Exercise aim => Give every line from the entries that contains "code".
★ ★ ★ ★ ★
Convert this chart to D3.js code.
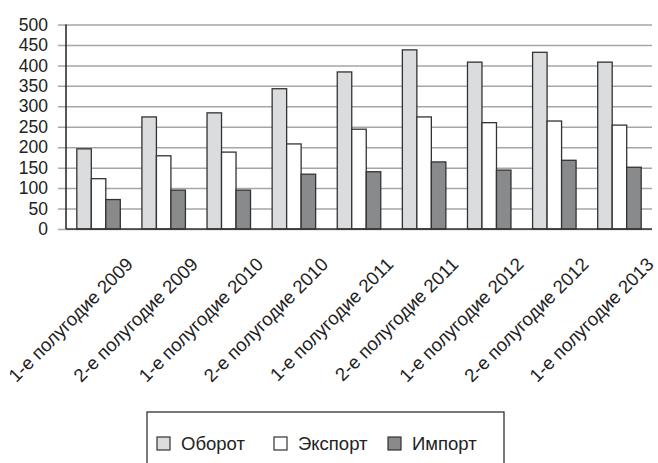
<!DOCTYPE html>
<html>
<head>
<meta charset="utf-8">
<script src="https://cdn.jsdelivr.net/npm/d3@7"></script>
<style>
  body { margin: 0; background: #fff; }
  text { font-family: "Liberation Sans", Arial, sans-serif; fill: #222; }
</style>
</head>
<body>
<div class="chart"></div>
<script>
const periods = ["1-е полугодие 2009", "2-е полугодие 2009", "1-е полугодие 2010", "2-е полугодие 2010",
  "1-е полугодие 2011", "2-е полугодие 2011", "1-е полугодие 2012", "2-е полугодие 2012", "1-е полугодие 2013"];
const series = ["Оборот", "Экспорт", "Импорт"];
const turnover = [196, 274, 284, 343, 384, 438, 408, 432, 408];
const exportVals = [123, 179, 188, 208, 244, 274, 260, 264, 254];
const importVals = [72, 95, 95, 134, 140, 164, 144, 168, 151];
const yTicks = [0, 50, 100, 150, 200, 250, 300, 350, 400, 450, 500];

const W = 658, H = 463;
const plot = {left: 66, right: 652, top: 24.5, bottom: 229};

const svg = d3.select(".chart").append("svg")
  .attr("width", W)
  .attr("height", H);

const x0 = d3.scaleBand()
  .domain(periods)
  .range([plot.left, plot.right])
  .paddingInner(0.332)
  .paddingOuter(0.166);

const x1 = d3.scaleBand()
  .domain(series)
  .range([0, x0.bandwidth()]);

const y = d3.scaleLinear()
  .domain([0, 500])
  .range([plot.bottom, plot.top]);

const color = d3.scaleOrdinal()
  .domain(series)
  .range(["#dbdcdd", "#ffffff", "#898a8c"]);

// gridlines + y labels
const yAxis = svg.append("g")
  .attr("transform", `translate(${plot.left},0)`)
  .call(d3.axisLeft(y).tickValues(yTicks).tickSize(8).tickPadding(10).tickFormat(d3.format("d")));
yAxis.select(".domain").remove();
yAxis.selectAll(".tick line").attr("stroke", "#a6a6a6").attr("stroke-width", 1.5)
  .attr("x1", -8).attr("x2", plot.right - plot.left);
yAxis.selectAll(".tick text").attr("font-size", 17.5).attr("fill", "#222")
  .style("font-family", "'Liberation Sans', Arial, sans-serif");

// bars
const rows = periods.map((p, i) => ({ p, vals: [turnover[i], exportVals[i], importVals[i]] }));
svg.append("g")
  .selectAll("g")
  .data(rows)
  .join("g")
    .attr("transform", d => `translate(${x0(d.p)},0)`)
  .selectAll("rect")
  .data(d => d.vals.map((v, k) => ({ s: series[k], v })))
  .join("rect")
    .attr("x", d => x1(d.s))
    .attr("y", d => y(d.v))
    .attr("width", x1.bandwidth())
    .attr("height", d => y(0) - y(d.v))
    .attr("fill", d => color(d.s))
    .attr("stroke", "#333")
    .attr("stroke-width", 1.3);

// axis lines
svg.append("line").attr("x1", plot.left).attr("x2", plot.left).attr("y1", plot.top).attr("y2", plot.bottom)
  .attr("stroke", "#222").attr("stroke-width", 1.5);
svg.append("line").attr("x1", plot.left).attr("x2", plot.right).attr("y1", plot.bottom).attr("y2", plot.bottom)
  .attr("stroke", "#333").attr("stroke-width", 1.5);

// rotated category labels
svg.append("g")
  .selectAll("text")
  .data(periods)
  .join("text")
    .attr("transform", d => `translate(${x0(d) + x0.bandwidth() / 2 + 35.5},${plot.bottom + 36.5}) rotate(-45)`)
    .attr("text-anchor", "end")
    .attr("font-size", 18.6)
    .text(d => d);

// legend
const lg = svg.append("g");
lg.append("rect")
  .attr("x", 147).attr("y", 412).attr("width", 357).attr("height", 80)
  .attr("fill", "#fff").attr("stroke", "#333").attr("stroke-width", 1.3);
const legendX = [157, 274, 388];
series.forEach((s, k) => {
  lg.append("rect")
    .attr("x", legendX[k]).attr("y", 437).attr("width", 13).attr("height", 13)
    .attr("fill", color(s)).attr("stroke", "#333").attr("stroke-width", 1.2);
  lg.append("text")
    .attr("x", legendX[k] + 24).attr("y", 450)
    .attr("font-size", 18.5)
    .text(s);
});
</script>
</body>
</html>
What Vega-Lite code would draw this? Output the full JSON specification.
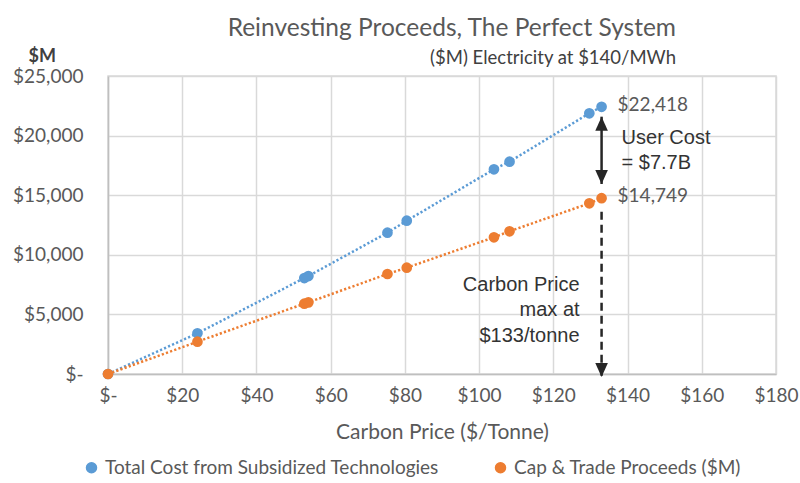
★ ★ ★ ★ ★
Correct result =>
Convert this chart to D3.js code.
What Vega-Lite code would draw this? Output the full JSON specification.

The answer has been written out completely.